* _STATED GOAL_
Below is a listing. Return the lines from the one that contains "Rebuild this diagram" to the one that contains "width=15.5pt,minimum height=57.5pt] (clutch1)", both ends included, verbatim and with no pictures.

(Code that draws figures)
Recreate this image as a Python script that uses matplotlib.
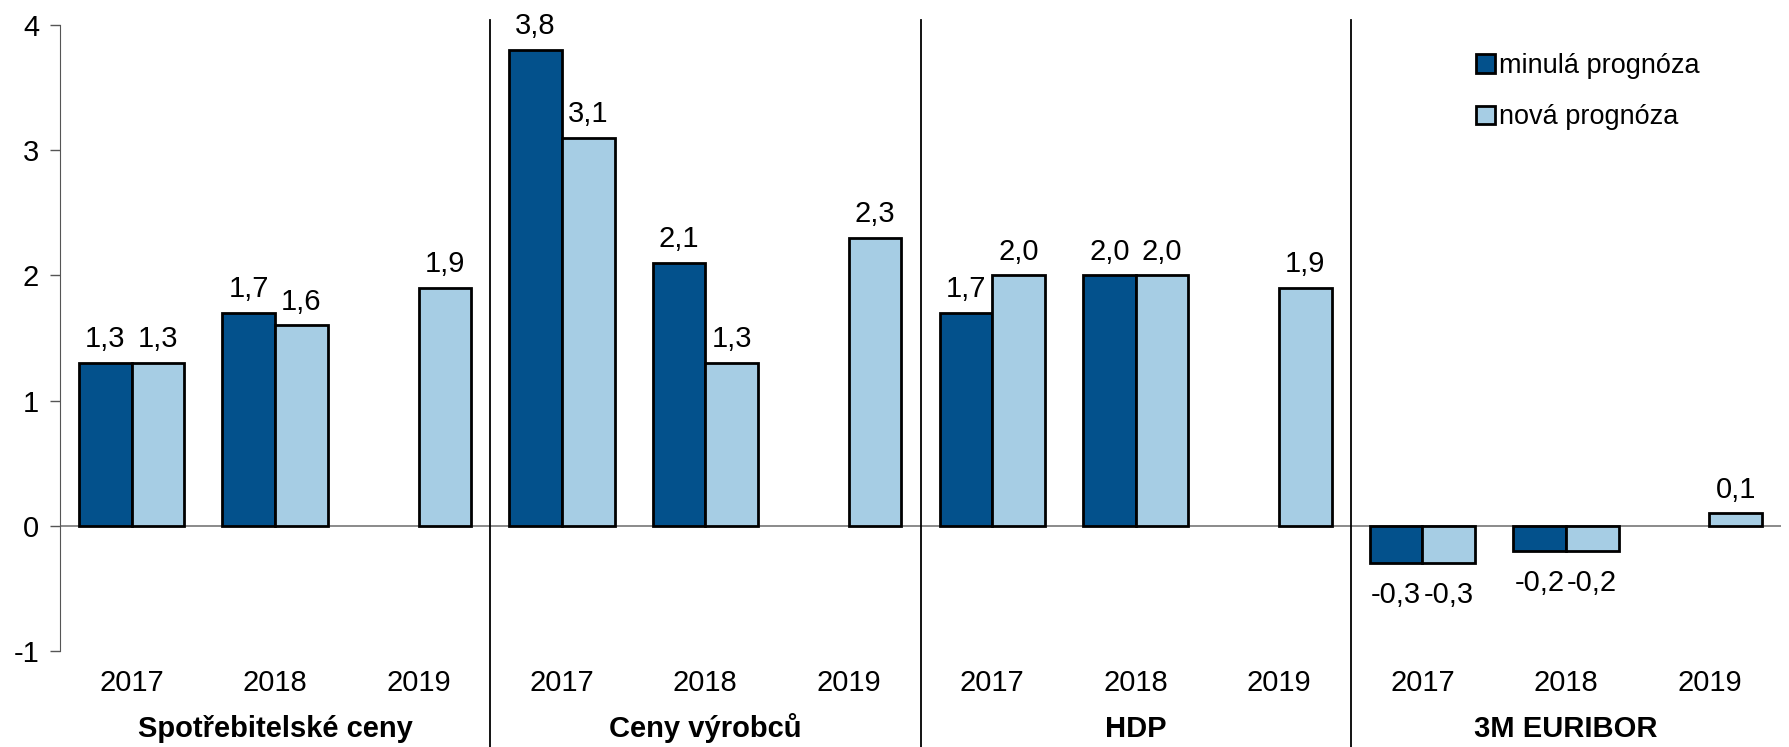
import matplotlib.pyplot as plt
import matplotlib.transforms as mtransforms
import numpy as np

plt.rcParams['font.family'] = ['Liberation Sans', 'DejaVu Sans']

groups = ["Spotřebitelské ceny", "Ceny výrobců", "HDP", "3M EURIBOR"]
years = ["2017", "2018", "2019"]
minula = [1.3, 1.7, np.nan, 3.8, 2.1, np.nan, 1.7, 2.0, np.nan, -0.3, -0.2, np.nan]
nova = [1.3, 1.6, 1.9, 3.1, 1.3, 2.3, 2.0, 2.0, 1.9, -0.3, -0.2, 0.1]

dark = "#03518c"
light = "#a6cde4"
fs = 21

fig = plt.figure(figsize=(17.9, 7.47), dpi=100)
ax = fig.add_axes([0.0335, 0.1285, 0.9615, 0.838])

x = np.arange(len(nova))
w = 0.367
b1 = ax.bar(x - w / 2, minula, w, color=dark, edgecolor="black", linewidth=2,
            label="minulá prognóza", zorder=3)
b2 = ax.bar(x + w / 2, nova, w, color=light, edgecolor="black", linewidth=2,
            label="nová prognóza", zorder=3)

def fmt(v):
    return f"{v:.1f}".replace(".", ",")

for bars, vals in ((b1, minula), (b2, nova)):
    for rect, v in zip(bars, vals):
        if np.isnan(v):
            continue
        cx = rect.get_x() + rect.get_width() / 2
        if v >= 0:
            ax.annotate(fmt(v), (cx, v), xytext=(0, 7), textcoords="offset points",
                        ha="center", va="bottom", fontsize=fs)
        else:
            ax.annotate(fmt(v), (cx, v), xytext=(0, -13), textcoords="offset points",
                        ha="center", va="top", fontsize=fs)

ax.set_xlim(-0.5, len(nova) - 0.5)
ax.set_ylim(-1, 4)
ax.set_yticks(range(-1, 5))
ax.set_yticklabels([str(t) for t in range(-1, 5)])
ax.set_xticks(x)
ax.set_xticklabels(years * len(groups))
ax.tick_params(axis="x", length=0, pad=13, labelsize=fs)
ax.tick_params(axis="y", direction="out", length=7, width=1, color="#555555",
               labelsize=fs, pad=8)

for s in ("top", "right", "bottom"):
    ax.spines[s].set_visible(False)
ax.spines["left"].set_color("#555555")

ax.axhline(0, color="#777777", linewidth=1.2, zorder=2)

# separators between groups, run down past the axis
for k in range(1, len(groups)):
    ax.plot([k * 3 - 0.5, k * 3 - 0.5], [4.04, -1.77], color="black", linewidth=1.3,
            clip_on=False, zorder=4)

trans = mtransforms.blended_transform_factory(ax.transData, fig.transFigure)
for i, g in enumerate(groups):
    ax.text(i * 3 + 1, 0.0134, g, transform=trans, ha="center", va="baseline",
            fontsize=fs, fontweight="bold")

ax.legend(loc="upper left", bbox_to_anchor=(0.811, 0.962), bbox_transform=fig.transFigure,
          frameon=False, fontsize=19.5, handlelength=0.7, handleheight=0.7,
          handletextpad=0.15, labelspacing=0.95)

fig.savefig("out.png", dpi=100)
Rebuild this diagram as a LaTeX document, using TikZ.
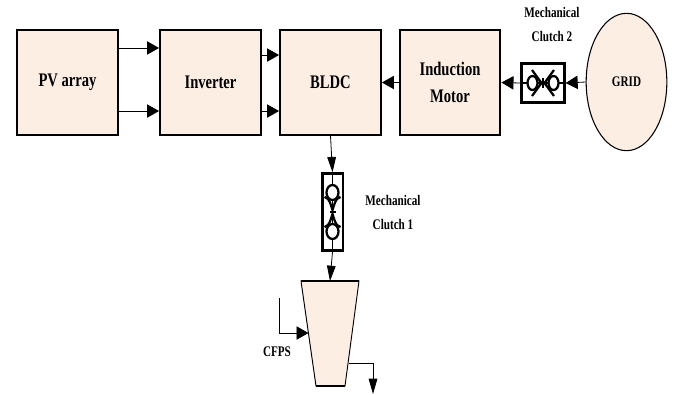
\documentclass[tikz,border=0pt]{standalone}
\usepackage{fontspec}
\setmainfont{Liberation Serif}[FakeStretch=0.76]
\usepackage{tikz}
\usetikzlibrary{arrows.meta,shapes.geometric}
\definecolor{boxfill}{RGB}{253,238,228}

\tikzset{
  block/.style={draw,line width=1.7pt,fill=boxfill,minimum width=75.5pt,minimum height=78.5pt,align=center,
    font=\fontsize{14.4}{20}\selectfont\bfseries},
  clutchbox/.style={draw,line width=2pt,fill=white,inner sep=0pt},
  flow/.style={line width=.6pt,-{Triangle[length=9pt,width=10pt]}},
  flowdown/.style={line width=.6pt,-{Triangle[length=11.5pt,width=6.5pt]}},
  note/.style={align=center,inner sep=0pt,font=\fontsize{11}{17.5}\selectfont\bfseries},
  shaft/.style={line width=.9pt},
  claw/.style={line width=1.7pt}
}

\begin{document}
\begin{tikzpicture}[x=0.75pt,y=-0.75pt]
  \useasboundingbox (0,0) rectangle (674,394);

  \node[block] (pv) at (67.5,82.5) {PV array};
  \node[block] (inv) at (210.5,82.5) {Inverter};
  \node[block] (bldc) at (330.5,82.5) {BLDC};
  \node[block] (motor) at (450,82.5) {Induction\\Motor};
  \node[draw,ellipse,line width=.8pt,fill=boxfill,minimum width=60.5pt,minimum height=103pt,inner sep=0pt,
    font=\fontsize{11}{12}\selectfont\bfseries] (grid) at (626.5,82) {GRID};

  \node[clutchbox,minimum width=32pt,minimum height=29pt] (clutch2) at (543,83) {};
  \node[clutchbox,minimum width=15.5pt,minimum height=57.5pt] (clutch1) at (332.5,212) {};

  % pump body
  \coordinate (pumptl) at (301,281);
  \coordinate (pumptr) at (359,281);
  \coordinate (pumpbl) at (316,386);
  \coordinate (pumpbr) at (345,386);
  \coordinate (pumptop) at (330,281);
  \draw[line width=.7pt,fill=boxfill] (pumptl) -- (pumptr) -- (pumpbr) -- (pumpbl) -- cycle;
  \draw[line width=1.9pt] (pumptl) -- (pumptr);
  \draw[line width=1.5pt] (pumpbl) -- (pumpbr);

  \node[note] (label2) at (552,24.5) {Mechanical\\Clutch 2};
  \node[note] (label1) at (393,212.5) {Mechanical\\Clutch 1};
  \node[note] (cfps) at (277,351.5) {CFPS};

  \draw[flow] ([yshift=25.9pt]pv.east) -- ([yshift=25.9pt]inv.west);
  \draw[flow] ([yshift=-21.4pt]pv.east) -- ([yshift=-21.4pt]inv.west);
  \draw[flow] ([yshift=20.6pt]inv.east) -- ([yshift=20.6pt]bldc.west);
  \draw[flow] ([yshift=-21.4pt]inv.east) -- ([yshift=-21.4pt]bldc.west);
  \draw[flow] (motor.west) -- (bldc.east);
  \draw[flow] (clutch2.west) -- (motor.east);
  \draw[flow] (grid.west) -- (clutch2.east);
  \draw[flowdown] (bldc.south) -- (clutch1.north);
  \draw[flowdown] (clutch1.south) -- (pumptop);

  % clutch 2, lying
  \draw[shaft] (clutch2.west) -- (clutch2.east);
  \foreach \s in {-1,1} {
    \draw[claw,fill=white] (543+\s*10.5,83) ellipse (5 and 7);
    \draw[claw] (543+\s*11,70) -- (543+\s*1.5,83) -- (543+\s*11,96);
  }
  \draw[line width=2pt] (543,78) -- (543,88);

  % clutch 1, standing
  \draw[shaft] (clutch1.north) -- (clutch1.south);
  \foreach \s in {-1,1} {
    \draw[claw,fill=white] (332.5,212+\s*19.5) ellipse (6 and 7.5);
    \draw[claw] (324.5,212+\s*15) .. controls (329,212+\s*13) .. (332.5,212+\s*2) .. controls (336,212+\s*13) .. (340.5,212+\s*15);
  }
  \draw[line width=2pt] (329.5,212) -- (335.5,212);

  % fuel feed and outlet of the pump
  \coordinate (cfpsstart) at (279,298);
  \coordinate (cfpsend) at (308.5,333);
  \coordinate (pumpout) at (349,363);
  \coordinate (pumpend) at (373,394);
  \draw[flow] (cfpsstart) |- (cfpsend);
  \draw[flowdown] (pumpout) -| (pumpend);
\end{tikzpicture}
\end{document}
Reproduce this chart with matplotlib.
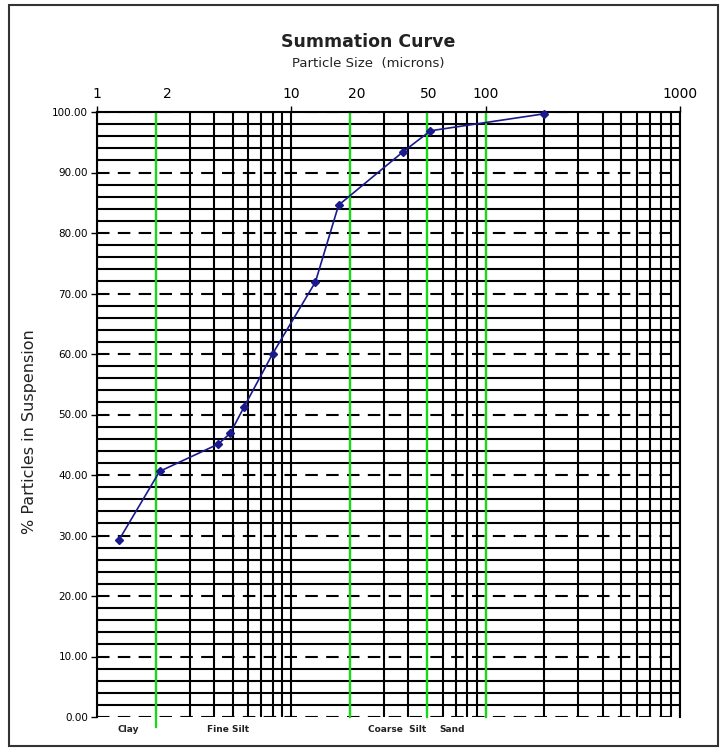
import matplotlib
matplotlib.use("Agg")
import matplotlib.pyplot as plt
from matplotlib.ticker import FixedLocator, MultipleLocator, NullFormatter, FuncFormatter, LogLocator
from matplotlib.patches import Rectangle

plt.rcParams["font.family"] = ["DejaVu Sans"]

# readings
size_um = [1.3, 2.1, 4.2, 4.85, 5.7, 8.0, 13.3, 17.5, 37.5, 52, 200]
pct_suspension = [29.3, 40.6, 45.1, 46.9, 51.2, 60.0, 71.9, 84.6, 93.4, 96.9, 99.7]

# size class boundaries (green) and names along the bottom
class_limits = [2, 20, 50, 100]
class_names = ["Clay", "Fine Silt", "Coarse  Silt", "Sand"]
class_name_x = [1.45, 4.7, 35, 67]

major_x = [1, 10, 100, 1000]
extra_top_labels = ["2", "20", "50"]
extra_top_x = [2.3, 21.6, 50.8]

W, H = 725, 751
fig = plt.figure(figsize=(W / 100, H / 100), dpi=100)
ax = fig.add_axes([97 / W, 1 - 717 / H, (680 - 97) / W, (717 - 112) / H])

ax.set_xscale("log")
ax.set_xlim(1, 1000)
ax.set_ylim(0, 100)

# grid
ax.xaxis.set_major_locator(FixedLocator(major_x))
ax.xaxis.set_minor_locator(LogLocator(base=10, subs=range(2, 10)))
ax.xaxis.set_minor_formatter(NullFormatter())
ax.xaxis.set_major_formatter(FuncFormatter(lambda v, p: f"{v:g}"))
ax.yaxis.set_major_locator(MultipleLocator(10))
ax.yaxis.set_minor_locator(MultipleLocator(2))
ax.yaxis.set_major_formatter(FuncFormatter(lambda v, p: f"{v:.2f}"))

ax.grid(which="both", axis="x", color="black", lw=1.5, zorder=1)
ax.grid(which="minor", axis="y", color="black", lw=1.5, zorder=1)
ax.grid(which="major", axis="y", color="black", lw=1.5, linestyle=(0, (6, 4)), zorder=1)
ax.set_axisbelow(True)

ax.spines["bottom"].set_visible(False)
for s in ["top", "left", "right"]:
    ax.spines[s].set_linewidth(1.5)

ax.xaxis.tick_top()
ax.tick_params(axis="x", which="major", direction="out", length=4, width=1, labelsize=10, pad=4)
ax.tick_params(axis="x", which="minor", length=0)
ax.tick_params(axis="y", which="major", direction="out", length=4, width=1, labelsize=7.5, pad=2.5)
ax.tick_params(axis="y", which="minor", length=0)

for lbl, x in zip(extra_top_labels, extra_top_x):
    ax.annotate(lbl, xy=(x, 1), xycoords=("data", "axes fraction"),
                xytext=(0, 8), textcoords="offset points",
                ha="center", va="bottom", fontsize=10)

for i, lim in enumerate(class_limits):
    ax.axvline(lim, ymin=-0.017 if i == 0 else 0, color="#11dd11", lw=1.6,
               zorder=2, clip_on=False)

for name, x in zip(class_names, class_name_x):
    ax.text(x, -0.02, name, transform=ax.get_xaxis_transform(),
            ha="center", va="center", fontsize=6.5, fontweight="bold", color="#222222")

ax.plot(size_um, pct_suspension, color="#1a1a8c", lw=1.2, marker="D",
        markersize=4, zorder=3, clip_on=False)

fig.text(368 / W, 1 - 42 / H, "Summation Curve", ha="center", va="center",
         fontsize=12.5, fontweight="bold", color="#222222")
fig.text(368 / W, 1 - 64 / H, "Particle Size  (microns)", ha="center", va="center",
         fontsize=9.5, color="#222222")
fig.text(30 / W, 1 - 432 / H, "% Particles in Suspension", rotation=90,
         ha="center", va="center", fontsize=11.5, color="#222222")

fig.patches.append(Rectangle((9 / W, 1 - 746 / H), (718 - 9) / W, (746 - 5) / H,
                             transform=fig.transFigure, fill=False,
                             edgecolor="#333333", lw=1.5))

fig.savefig("out.png", dpi=100)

* _SOLUTION TO THIS PROBLEM_
Rebuild this diagram as a LaTeX document, using TikZ.
\documentclass[tikz,border=0pt]{standalone}
\usepackage{fontspec}
\setmainfont{Liberation Serif}[FakeStretch=0.76]
\usepackage{tikz}
\usetikzlibrary{arrows.meta,shapes.geometric}
\definecolor{boxfill}{RGB}{253,238,228}

\tikzset{
  block/.style={draw,line width=1.7pt,fill=boxfill,minimum width=75.5pt,minimum height=78.5pt,align=center,
    font=\fontsize{14.4}{20}\selectfont\bfseries},
  clutchbox/.style={draw,line width=2pt,fill=white,inner sep=0pt},
  flow/.style={line width=.6pt,-{Triangle[length=9pt,width=10pt]}},
  flowdown/.style={line width=.6pt,-{Triangle[length=11.5pt,width=6.5pt]}},
  note/.style={align=center,inner sep=0pt,font=\fontsize{11}{17.5}\selectfont\bfseries},
  shaft/.style={line width=.9pt},
  claw/.style={line width=1.7pt}
}

\begin{document}
\begin{tikzpicture}[x=0.75pt,y=-0.75pt]
  \useasboundingbox (0,0) rectangle (674,394);

  \node[block] (pv) at (67.5,82.5) {PV array};
  \node[block] (inv) at (210.5,82.5) {Inverter};
  \node[block] (bldc) at (330.5,82.5) {BLDC};
  \node[block] (motor) at (450,82.5) {Induction\\Motor};
  \node[draw,ellipse,line width=.8pt,fill=boxfill,minimum width=60.5pt,minimum height=103pt,inner sep=0pt,
    font=\fontsize{11}{12}\selectfont\bfseries] (grid) at (626.5,82) {GRID};

  \node[clutchbox,minimum width=32pt,minimum height=29pt] (clutch2) at (543,83) {};
  \node[clutchbox,minimum width=15.5pt,minimum height=57.5pt] (clutch1) at (332.5,212) {};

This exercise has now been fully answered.